Why can't I filter search results by text-type, i.e. domain, genre and audience?

Search by text-type will be supported in a future release of the site, presumably by mid-2004.

Why don't I see the POS-tag for ___ in the drop-down list?

These lists are not all-inclusive -- that would limit their usefulness. Rather they offer a number of "super-categories" as examples of using wildcards and numeric ranges. Please refer to the list of POS codes for any word-classes not included in the drop-down box.

Why can't I save results pages with the "Save Page" or "Save Data" buttons?
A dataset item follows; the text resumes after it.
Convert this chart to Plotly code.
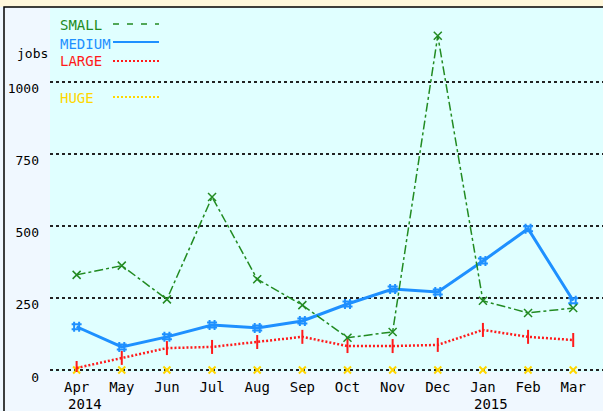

These buttons require the ActiveX file system component and work only with the Windows version of Internet Explorer 5.x and greater. With this browser your security settings will prevent saving pages unless you either have enabled ActiveX components to run automatically or after prompting (in which case you will be nagged for permission each time). It is potentially unsafe to allow every site to run any desired components on your computer. The best solution is to add this site to the browser's "Trusted Sites" list. (Tools menu > Internet Options... menu > Security tab, click on the "Trusted sites" icon, then the "Sites" button and add this site to the list. Uncheck "Require server verification..."), then click "Ok". On this site ActiveX is used exclusively to save Web pages. Users with security concerns are encouraged to verify this by inspecting the JavaScript function savepage( ) in the script file BNCresults.js.

Why can't I find common phrases like of course, in spite of?

Such "multiword units" are treated by the BNC's CLAWS parser as single words. Enter them in a single word field and replace the spaces with _ (underscore): of_course. Complete list of multiword units.

Why can't I find contractions like don't, they're or possessives like children's, parents'?

Such "fused forms" are treated by the BNC's CLAWS parser as separate words. Enter each part in a separate word field: do n't, they 're, children 's, parents ' . Note that "altered" forms like won't, ain't are segmented as wo n't, ai n't; the exception can't is segmented can n't', parallel to cannot > can not. Complete list of fused forms.